DO THIS
The required output is the block of lines from the line with "Recreate this image as a Python" to the line with "fig = go.Figure()", endpoints included and pictures omitted.
-- start --
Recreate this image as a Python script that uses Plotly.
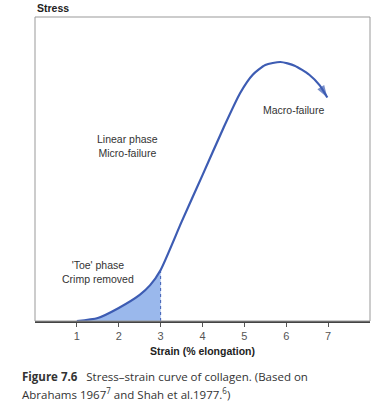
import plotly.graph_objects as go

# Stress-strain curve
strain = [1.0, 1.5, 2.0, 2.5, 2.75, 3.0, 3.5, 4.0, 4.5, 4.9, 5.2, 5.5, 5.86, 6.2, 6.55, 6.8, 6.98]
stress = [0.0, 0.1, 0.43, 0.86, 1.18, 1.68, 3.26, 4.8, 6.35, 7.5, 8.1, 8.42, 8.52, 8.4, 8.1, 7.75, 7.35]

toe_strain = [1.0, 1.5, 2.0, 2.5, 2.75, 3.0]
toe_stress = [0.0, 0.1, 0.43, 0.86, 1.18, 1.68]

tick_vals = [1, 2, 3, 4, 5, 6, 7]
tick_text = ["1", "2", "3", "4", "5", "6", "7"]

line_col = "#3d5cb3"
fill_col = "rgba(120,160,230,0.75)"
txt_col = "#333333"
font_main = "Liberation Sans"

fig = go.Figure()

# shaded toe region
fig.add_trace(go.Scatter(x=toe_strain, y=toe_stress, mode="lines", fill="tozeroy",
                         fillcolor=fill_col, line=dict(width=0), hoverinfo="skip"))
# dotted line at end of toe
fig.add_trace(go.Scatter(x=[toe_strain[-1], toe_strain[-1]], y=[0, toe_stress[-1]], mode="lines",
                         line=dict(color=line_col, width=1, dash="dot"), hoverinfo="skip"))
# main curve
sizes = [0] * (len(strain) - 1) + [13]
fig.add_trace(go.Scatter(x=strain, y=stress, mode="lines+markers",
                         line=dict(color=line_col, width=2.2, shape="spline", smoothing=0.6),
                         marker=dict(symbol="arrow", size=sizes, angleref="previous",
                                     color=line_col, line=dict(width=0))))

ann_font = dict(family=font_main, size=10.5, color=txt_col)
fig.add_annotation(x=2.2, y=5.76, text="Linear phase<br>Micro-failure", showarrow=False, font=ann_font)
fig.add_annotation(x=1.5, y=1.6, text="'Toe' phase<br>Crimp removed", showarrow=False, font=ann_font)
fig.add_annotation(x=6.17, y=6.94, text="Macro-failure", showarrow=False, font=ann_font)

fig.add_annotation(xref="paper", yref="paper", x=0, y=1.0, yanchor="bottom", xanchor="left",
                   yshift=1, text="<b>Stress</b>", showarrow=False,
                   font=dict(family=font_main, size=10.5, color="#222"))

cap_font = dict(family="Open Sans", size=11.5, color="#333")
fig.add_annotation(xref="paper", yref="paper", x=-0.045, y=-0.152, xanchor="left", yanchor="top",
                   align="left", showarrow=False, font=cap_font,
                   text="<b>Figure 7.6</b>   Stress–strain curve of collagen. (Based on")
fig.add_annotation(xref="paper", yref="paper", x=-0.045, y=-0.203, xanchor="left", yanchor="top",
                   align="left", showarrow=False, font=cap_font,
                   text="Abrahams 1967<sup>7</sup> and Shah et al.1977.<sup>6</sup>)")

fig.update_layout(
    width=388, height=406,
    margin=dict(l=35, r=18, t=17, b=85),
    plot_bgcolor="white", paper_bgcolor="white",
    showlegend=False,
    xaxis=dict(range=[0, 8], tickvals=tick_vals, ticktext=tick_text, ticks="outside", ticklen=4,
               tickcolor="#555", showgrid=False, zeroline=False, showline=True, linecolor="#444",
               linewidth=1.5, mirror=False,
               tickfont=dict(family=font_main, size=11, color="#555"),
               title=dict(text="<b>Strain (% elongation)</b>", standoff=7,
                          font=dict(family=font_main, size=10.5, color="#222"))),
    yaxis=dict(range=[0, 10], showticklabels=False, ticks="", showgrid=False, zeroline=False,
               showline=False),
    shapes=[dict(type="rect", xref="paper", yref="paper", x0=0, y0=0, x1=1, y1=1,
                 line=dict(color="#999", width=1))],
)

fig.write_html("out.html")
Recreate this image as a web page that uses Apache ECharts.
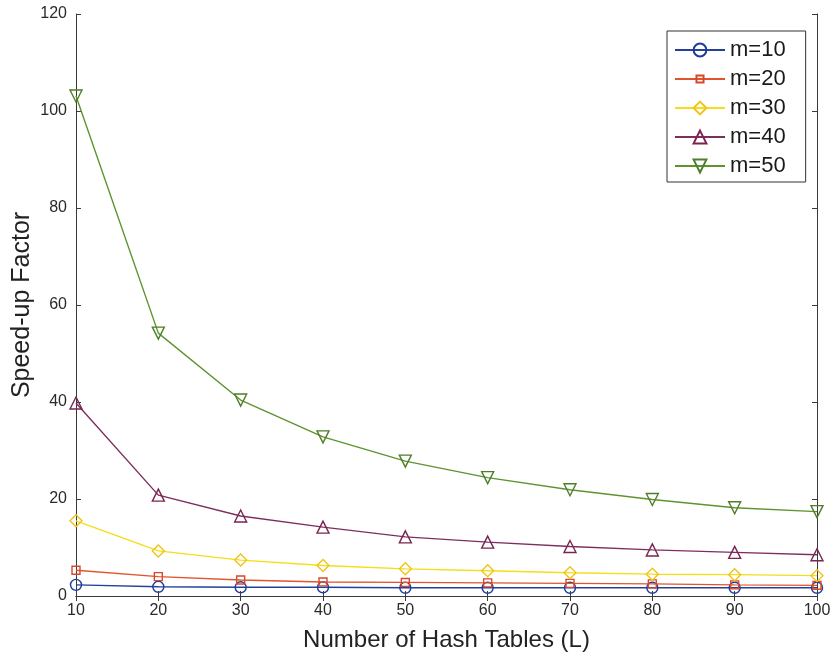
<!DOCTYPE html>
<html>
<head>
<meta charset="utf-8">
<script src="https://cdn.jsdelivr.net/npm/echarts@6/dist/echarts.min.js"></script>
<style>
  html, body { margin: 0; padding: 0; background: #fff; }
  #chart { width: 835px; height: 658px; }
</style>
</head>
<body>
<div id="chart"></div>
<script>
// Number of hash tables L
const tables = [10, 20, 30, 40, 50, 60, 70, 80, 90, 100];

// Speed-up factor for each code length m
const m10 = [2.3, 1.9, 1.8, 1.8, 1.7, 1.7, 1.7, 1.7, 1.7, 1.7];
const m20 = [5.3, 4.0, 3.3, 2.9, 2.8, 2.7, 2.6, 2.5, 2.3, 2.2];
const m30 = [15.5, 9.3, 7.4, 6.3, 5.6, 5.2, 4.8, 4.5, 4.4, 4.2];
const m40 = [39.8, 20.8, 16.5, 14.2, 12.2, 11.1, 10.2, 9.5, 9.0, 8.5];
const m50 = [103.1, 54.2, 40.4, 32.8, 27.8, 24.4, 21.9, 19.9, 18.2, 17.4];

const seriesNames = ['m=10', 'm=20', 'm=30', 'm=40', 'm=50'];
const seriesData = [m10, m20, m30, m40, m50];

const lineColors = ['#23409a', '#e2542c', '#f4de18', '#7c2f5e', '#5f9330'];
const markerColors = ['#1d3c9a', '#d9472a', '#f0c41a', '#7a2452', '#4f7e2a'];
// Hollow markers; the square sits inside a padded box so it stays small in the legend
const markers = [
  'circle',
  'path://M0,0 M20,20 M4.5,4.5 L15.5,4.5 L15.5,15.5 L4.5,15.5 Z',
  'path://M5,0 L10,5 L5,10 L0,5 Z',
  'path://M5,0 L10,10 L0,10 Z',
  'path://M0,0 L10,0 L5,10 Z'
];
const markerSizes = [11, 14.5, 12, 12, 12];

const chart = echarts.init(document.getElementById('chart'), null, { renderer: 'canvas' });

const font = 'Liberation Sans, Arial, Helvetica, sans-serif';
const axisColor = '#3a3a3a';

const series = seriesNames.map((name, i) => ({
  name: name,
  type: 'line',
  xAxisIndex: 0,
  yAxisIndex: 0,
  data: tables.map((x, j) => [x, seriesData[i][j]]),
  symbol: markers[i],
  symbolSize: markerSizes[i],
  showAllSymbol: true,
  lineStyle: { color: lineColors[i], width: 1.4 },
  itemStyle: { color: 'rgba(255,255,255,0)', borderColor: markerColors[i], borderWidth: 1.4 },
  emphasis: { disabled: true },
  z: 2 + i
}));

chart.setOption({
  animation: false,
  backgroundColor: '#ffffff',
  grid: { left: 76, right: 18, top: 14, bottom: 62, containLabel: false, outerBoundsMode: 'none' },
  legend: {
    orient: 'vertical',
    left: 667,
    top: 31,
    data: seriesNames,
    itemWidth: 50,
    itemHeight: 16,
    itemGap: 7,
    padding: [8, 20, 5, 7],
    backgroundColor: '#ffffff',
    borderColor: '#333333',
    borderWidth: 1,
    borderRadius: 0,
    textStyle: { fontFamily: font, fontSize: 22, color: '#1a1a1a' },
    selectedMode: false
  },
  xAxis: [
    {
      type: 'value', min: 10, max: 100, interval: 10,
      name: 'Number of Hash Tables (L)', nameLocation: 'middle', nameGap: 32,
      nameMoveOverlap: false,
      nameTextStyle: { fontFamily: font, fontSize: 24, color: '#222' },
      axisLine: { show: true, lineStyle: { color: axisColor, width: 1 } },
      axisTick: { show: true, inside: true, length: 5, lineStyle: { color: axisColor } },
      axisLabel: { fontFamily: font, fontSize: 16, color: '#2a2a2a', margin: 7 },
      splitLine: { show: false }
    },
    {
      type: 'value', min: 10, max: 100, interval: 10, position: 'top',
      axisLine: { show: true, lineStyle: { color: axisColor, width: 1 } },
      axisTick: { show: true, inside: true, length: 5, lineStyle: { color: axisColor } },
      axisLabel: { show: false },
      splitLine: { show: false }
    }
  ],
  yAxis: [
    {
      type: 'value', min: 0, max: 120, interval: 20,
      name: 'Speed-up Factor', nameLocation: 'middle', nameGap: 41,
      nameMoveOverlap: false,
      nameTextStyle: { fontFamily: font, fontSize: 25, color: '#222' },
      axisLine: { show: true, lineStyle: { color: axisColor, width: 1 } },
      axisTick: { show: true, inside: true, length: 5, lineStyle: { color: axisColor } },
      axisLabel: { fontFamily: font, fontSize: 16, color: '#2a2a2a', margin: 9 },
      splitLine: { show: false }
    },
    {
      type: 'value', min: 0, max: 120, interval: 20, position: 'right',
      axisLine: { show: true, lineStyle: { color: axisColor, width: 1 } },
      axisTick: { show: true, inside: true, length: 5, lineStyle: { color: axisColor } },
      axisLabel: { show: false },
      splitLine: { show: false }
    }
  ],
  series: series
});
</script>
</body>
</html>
-- end --
-- start --
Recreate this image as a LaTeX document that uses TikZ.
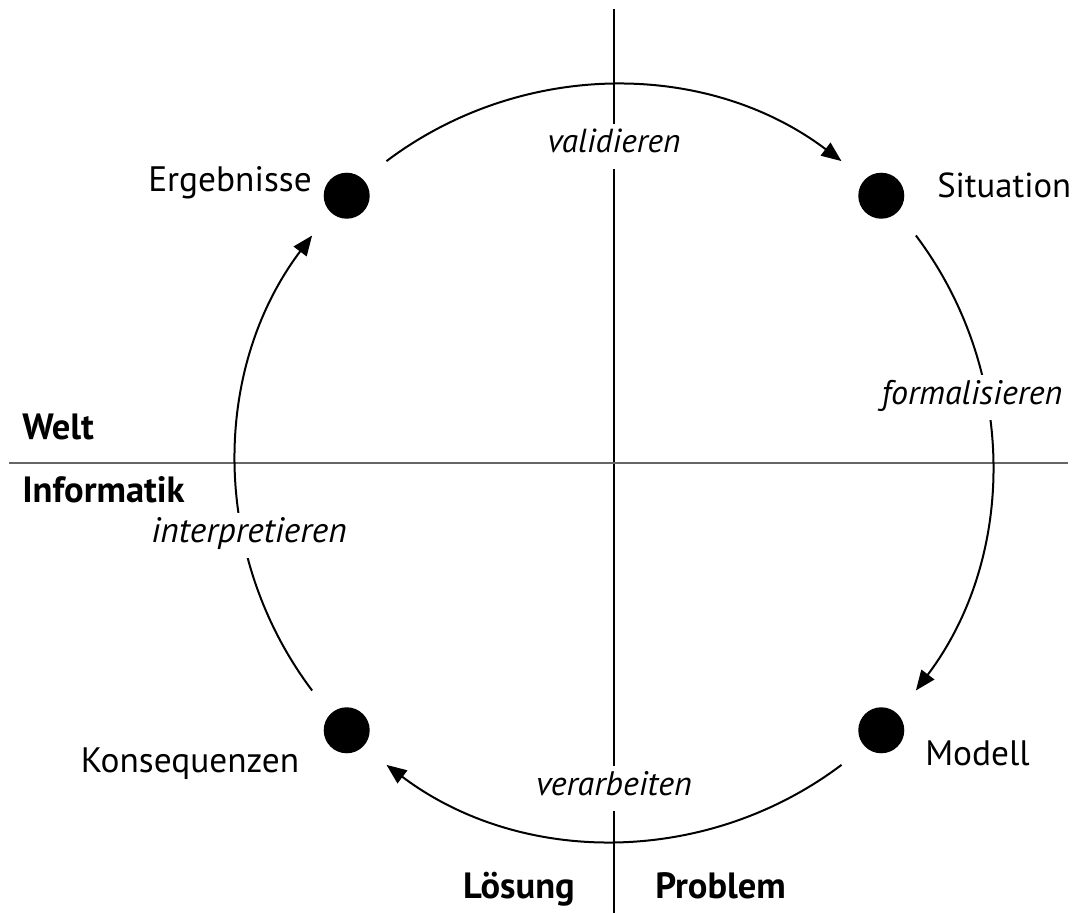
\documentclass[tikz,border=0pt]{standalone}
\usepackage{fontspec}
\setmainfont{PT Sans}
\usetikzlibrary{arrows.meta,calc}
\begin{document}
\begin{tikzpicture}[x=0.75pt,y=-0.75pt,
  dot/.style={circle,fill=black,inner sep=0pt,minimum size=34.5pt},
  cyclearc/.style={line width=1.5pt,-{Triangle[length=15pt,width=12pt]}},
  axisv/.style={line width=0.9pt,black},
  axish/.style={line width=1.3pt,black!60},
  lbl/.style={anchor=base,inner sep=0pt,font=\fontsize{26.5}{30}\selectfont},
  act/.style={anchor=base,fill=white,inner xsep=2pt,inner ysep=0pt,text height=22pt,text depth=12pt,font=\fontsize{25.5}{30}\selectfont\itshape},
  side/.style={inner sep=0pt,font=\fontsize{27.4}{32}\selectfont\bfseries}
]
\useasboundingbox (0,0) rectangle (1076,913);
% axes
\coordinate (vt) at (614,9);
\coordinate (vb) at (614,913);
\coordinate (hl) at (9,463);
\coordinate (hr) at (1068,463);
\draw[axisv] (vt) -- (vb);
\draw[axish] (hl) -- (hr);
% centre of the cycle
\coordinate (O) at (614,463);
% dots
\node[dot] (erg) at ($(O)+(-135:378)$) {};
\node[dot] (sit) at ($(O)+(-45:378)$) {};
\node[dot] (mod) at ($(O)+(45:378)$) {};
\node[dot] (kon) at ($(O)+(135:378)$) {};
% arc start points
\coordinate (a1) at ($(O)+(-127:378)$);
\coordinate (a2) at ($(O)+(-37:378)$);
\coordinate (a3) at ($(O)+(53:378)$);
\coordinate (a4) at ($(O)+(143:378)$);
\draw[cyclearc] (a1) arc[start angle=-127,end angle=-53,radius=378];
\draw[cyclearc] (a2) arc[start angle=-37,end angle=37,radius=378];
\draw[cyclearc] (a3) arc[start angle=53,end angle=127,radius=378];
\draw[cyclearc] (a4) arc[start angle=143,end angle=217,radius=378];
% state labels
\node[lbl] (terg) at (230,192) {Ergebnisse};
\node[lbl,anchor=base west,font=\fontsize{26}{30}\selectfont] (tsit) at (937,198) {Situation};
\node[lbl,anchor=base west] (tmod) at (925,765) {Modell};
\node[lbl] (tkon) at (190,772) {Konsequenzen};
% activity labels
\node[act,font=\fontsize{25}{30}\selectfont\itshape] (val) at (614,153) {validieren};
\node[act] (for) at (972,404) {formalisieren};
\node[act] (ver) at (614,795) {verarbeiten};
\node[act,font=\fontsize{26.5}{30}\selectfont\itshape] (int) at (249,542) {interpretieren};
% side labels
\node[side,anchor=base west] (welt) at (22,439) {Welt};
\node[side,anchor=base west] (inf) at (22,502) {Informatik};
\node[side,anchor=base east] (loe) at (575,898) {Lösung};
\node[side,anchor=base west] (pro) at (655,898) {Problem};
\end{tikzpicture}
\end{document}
-- end --
-- start --
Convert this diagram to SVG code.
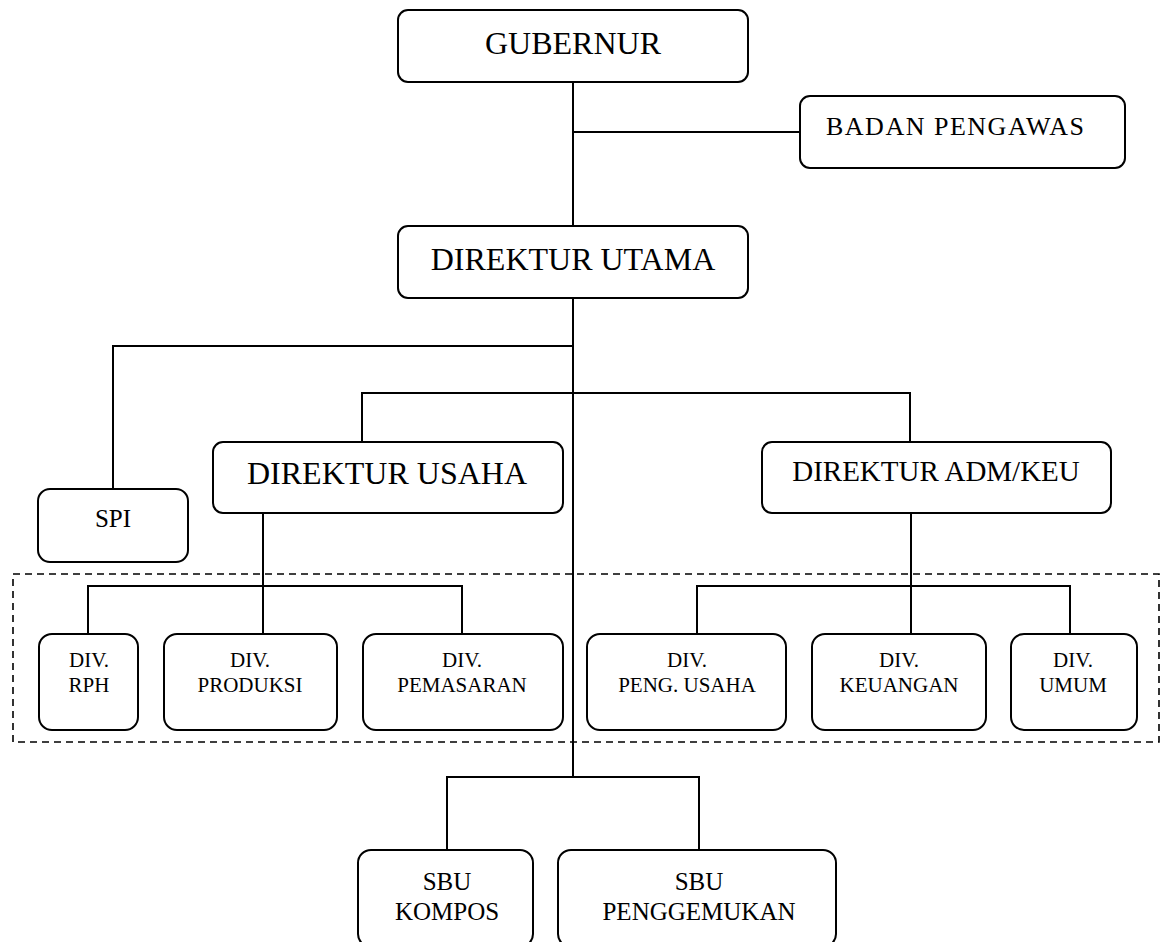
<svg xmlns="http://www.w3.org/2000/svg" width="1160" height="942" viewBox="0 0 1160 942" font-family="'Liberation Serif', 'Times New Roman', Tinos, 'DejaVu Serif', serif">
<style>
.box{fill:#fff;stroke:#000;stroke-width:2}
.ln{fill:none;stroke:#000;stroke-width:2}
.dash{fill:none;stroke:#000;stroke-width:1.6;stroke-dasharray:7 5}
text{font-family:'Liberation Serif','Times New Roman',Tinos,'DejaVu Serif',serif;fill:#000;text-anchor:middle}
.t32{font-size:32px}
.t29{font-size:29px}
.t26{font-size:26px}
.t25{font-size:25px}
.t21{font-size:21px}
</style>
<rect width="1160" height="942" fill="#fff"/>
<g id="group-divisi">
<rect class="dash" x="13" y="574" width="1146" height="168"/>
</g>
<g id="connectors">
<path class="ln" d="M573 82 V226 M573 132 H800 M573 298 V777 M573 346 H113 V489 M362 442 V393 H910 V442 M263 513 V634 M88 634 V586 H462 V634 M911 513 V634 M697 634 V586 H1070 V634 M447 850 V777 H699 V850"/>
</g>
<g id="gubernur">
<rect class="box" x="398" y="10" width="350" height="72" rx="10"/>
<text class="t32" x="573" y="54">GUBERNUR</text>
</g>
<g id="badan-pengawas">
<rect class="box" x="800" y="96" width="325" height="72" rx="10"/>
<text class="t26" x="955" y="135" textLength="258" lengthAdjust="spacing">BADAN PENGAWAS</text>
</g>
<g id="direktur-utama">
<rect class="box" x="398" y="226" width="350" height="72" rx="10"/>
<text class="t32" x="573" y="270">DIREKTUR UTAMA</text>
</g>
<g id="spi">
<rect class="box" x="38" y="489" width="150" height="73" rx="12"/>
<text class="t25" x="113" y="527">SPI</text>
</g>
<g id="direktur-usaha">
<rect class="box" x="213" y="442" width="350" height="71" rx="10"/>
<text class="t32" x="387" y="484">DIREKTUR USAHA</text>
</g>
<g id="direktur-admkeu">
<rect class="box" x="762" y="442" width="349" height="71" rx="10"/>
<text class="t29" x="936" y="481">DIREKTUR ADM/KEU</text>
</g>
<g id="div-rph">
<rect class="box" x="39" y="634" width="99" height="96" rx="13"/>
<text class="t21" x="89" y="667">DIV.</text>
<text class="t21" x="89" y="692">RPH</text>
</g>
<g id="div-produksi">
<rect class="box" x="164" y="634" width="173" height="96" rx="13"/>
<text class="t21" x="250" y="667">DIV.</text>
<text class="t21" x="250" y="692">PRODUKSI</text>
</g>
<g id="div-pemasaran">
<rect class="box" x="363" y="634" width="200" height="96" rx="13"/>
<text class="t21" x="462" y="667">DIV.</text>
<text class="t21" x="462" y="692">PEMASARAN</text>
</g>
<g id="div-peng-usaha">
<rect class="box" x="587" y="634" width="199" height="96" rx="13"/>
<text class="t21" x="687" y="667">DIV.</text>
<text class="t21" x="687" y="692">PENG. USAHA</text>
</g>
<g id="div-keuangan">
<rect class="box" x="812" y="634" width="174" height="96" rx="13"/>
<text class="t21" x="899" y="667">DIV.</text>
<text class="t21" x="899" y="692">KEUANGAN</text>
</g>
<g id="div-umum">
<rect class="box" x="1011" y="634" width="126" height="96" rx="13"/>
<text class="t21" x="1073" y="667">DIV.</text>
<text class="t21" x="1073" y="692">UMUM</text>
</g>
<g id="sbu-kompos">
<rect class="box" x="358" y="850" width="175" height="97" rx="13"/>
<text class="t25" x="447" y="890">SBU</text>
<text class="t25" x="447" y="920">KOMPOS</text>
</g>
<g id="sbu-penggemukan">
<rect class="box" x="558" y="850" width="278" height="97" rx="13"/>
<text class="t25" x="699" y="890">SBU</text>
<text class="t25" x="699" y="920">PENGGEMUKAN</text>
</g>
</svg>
-- end --
EXERCISE RESULT
Recreate this image as a Python script that uses Plotly.
import plotly.graph_objects as go

# Stress-strain curve
strain = [1.0, 1.5, 2.0, 2.5, 2.75, 3.0, 3.5, 4.0, 4.5, 4.9, 5.2, 5.5, 5.86, 6.2, 6.55, 6.8, 6.98]
stress = [0.0, 0.1, 0.43, 0.86, 1.18, 1.68, 3.26, 4.8, 6.35, 7.5, 8.1, 8.42, 8.52, 8.4, 8.1, 7.75, 7.35]

toe_strain = [1.0, 1.5, 2.0, 2.5, 2.75, 3.0]
toe_stress = [0.0, 0.1, 0.43, 0.86, 1.18, 1.68]

tick_vals = [1, 2, 3, 4, 5, 6, 7]
tick_text = ["1", "2", "3", "4", "5", "6", "7"]

line_col = "#3d5cb3"
fill_col = "rgba(120,160,230,0.75)"
txt_col = "#333333"
font_main = "Liberation Sans"

fig = go.Figure()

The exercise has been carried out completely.